The 2020 New Hampshire Republican presidential primary took place on Tuesday, February 11, 2020, as the second nominating contest in the Republican Party presidential primaries for the 2020 presidential election, following the Iowa caucuses the week before. The New Hampshire primary is a semi-closed primary, meaning that only Republicans and independents may vote in this primary.

Incumbent president Donald Trump won the primary with 84.4 percent of the vote, clinching all of the state's 22 pledged delegates to the national convention. Despite Bill Weld winning 9% of the vote, President Trump received the most votes (129,734) in the New Hampshire primary for an incumbent candidate in U.S. history, moving past the previous record-holder, Bill Clinton, in 1996 (76,797).

Procedure
The state's ballot access laws have been traditionally lenient, with prospective presidential candidates only required to pay a $1,000 fee to secure a line on the primary ballot.

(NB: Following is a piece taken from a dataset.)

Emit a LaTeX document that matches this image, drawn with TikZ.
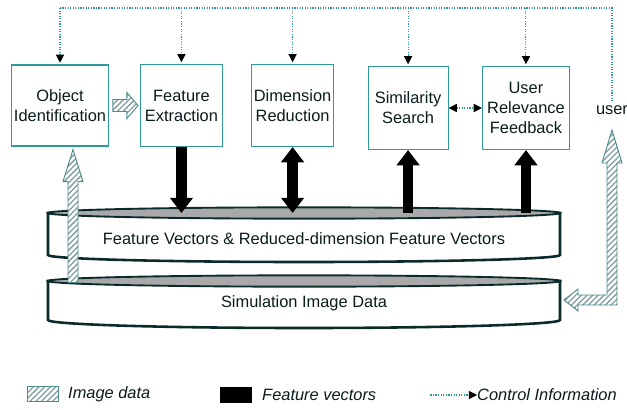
\documentclass[tikz,border=0pt]{standalone}
\usepackage{fontspec}
\setmainfont{Liberation Sans}
\usetikzlibrary{positioning,arrows.meta,calc,patterns.meta}
\definecolor{boxline}{HTML}{2E9A9A}
\definecolor{ink}{HTML}{0A1C1C}
\definecolor{cylline}{HTML}{0B2A2A}
\definecolor{lidgray}{HTML}{A9A9A9}
\definecolor{hatchc}{HTML}{7F9C9C}
\definecolor{hatchline}{HTML}{4E8C8C}
\definecolor{ctrlc}{HTML}{2A9A9A}
\tikzset{
  modbox/.style={draw=boxline, line width=0.9pt, fill=white, align=center,
              inner sep=2pt, text=ink, font=\fontsize{14}{17}\selectfont},
  cylwall/.style={draw=cylline, line width=2.2pt, fill=white},
  cyllid/.style={draw=cylline, line width=1.6pt, fill=lidgray},
  plaintext/.style={text=ink, font=\fontsize{14}{17}\selectfont},
  legtext/.style={text=ink, font=\fontsize{14}{17}\selectfont\itshape, inner sep=0pt},
  featarrow/.style={line width=9pt, draw=black},
  feattip/.tip={Triangle[length=13pt, width=19pt]},
  hatchfill/.style={draw=hatchline, line width=0.8pt, preaction={fill=white},
              pattern={Lines[angle=45,distance=3.4pt,line width=1.1pt]}, pattern color=hatchc},
  ctrl/.style={draw=ctrlc, line width=0.9pt, dash pattern=on 1pt off 1.2pt},
  ctrltip/.tip={Triangle[length=7pt, width=7pt, color=black]},
}
\begin{document}
\begin{tikzpicture}[x=0.03cm, y=-0.03cm]
\useasboundingbox (0,0) rectangle (627,409);

% processing modules
\node[modbox, minimum width=2.88cm, minimum height=2.43cm] (oi) at (60,105.5) {Object\\Identification};
\node[modbox, minimum width=2.46cm, minimum height=2.46cm, right=0.93cm of oi] (fe) {Feature\\Extraction};
\node[modbox, minimum width=2.43cm, minimum height=2.46cm, right=0.84cm of fe] (dr) {Dimension\\Reduction};
\node[modbox, minimum width=2.4cm, minimum height=2.49cm, right=1.0cm of dr, yshift=-0.075cm] (ss) {Similarity\\Search};
\node[modbox, minimum width=2.61cm, minimum height=2.49cm, right=1.0cm of ss] (urf) {User\\Relevance\\Feedback};
\node[plaintext] (user) at (612,110) {user};

% databases
\coordinate (fvtop) at (304,213);
\coordinate (sidtop) at (304,281);
\draw[cylwall] (48,213) -- (48,255) arc[start angle=180, end angle=360, x radius=7.68cm, y radius=0.21cm] -- (560,213) -- cycle;
\draw[cyllid] (fvtop) ellipse[x radius=7.68cm, y radius=0.17cm];
\node[plaintext] (fvec) at (304,239) {Feature Vectors \& Reduced-dimension Feature Vectors};
\draw[cylwall] (48,281) -- (48,320) arc[start angle=180, end angle=360, x radius=7.68cm, y radius=0.24cm] -- (560,281) -- cycle;
\draw[cyllid] (sidtop) ellipse[x radius=7.68cm, y radius=0.17cm];
\node[plaintext] (sid) at (304,303) {Simulation Image Data};

% control information
\coordinate (ctrltop) at (0,8);
\draw[ctrl] (user.north) |- (oi.north |- ctrltop);
\foreach \b in {oi,fe,dr,ss,urf}
  \draw[ctrl, -{ctrltip}, shorten >=1.5pt] (\b.north |- ctrltop) -- (\b.north);
\draw[ctrl, {ctrltip}-{ctrltip}] (ss.east) -- (urf.west);

% feature vectors
\draw[featarrow, -{feattip}] (fe.south) -- (fe.south |- fvtop);
\draw[featarrow, {feattip}-{feattip}] (dr.south) -- (dr.south |- fvtop);
\draw[featarrow, -{feattip}] (ss.south |- fvtop) -- (ss.south);
\draw[featarrow, -{feattip}] (urf.south |- fvtop) -- (urf.south);

% image data
\draw[hatchfill] ($(oi.east)+(4,-6)$) -- ++(14,0) -- ++(0,-7) -- ++(11,13) -- ++(-11,13) -- ++(0,-7) -- ++(-14,0) -- cycle;
\draw[hatchfill] ($(oi.south)+(13,3)$) -- ++(10,32) -- ++(-5,0) -- ++(0,101) -- ++(-10,0) -- ++(0,-101) -- ++(-5,0) -- cycle;
\coordinate (usertip) at ($(user)+(0,20)$);
\draw[hatchfill] (usertip) -- ++(10,33) -- ++(-5,0) -- (617,305) -- (578,305) -- (578,311) -- (564,300)
  -- (578,289) -- (578,295) -- (607,295) -- ($(usertip)+(-5,33)$) -- ++(-5,0) -- cycle;

% legend
\node[legtext, anchor=west] (lgimg) at (68,394) {Image data};
\node[hatchfill, minimum width=0.93cm, minimum height=0.45cm, inner sep=0pt, left=0.27cm of lgimg] (lgimgbox) {};
\node[legtext, anchor=west] (lgfeat) at (262,395) {Feature vectors};
\node[fill=black, minimum width=0.96cm, minimum height=0.48cm, inner sep=0pt, left=0.3cm of lgfeat] (lgfeatbox) {};
\node[legtext, anchor=west] (lgctrl) at (477,395) {Control Information};
\coordinate[left=1.4cm of lgctrl.west] (lgctrlstart);
\draw[ctrl, -{ctrltip}] (lgctrlstart) -- (lgctrl.west);
\end{tikzpicture}
\end{document}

Primary elections are scheduled to be held on Tuesday, February 11, 2020, with the vast majority of polling places closed by 7 p.m. and 13 cities allowed to close at 8 p.m. In this semi-closed Republican primary, candidates must meet a viability threshold of 10 percent at the statewide level in order to be considered viable. New Hampshire's pledged delegates to the 2020 Republican National Convention are then allocated proportionally to candidates who received 10% or more of the vote.

Candidates on the ballot
The following candidates were on the ballot, and listed in order of filing: 

Rocky De La Fuente, California
Rick Kraft, New Mexico
Donald Trump, Florida
Star Locke, Texas  
Robert Ardini, New York
Eric Merrill, New Hampshire  
Stephen B. Comley Sr., Massachusetts
Bob Ely, Illinois 
Zoltan Istvan, California 
Matthew John Matern, California 
"President" R. Boddie, Georgia
Larry Horn, Oregon
Bill Weld, Massachusetts
Juan Payne, Alabama 
Joe Walsh, Illinois
William N. Murphy, New Hampshire 
Mary Maxwell, New Hampshire

Campaign
All the major candidates, as well as many minor ones, had events in the state starting in 2018.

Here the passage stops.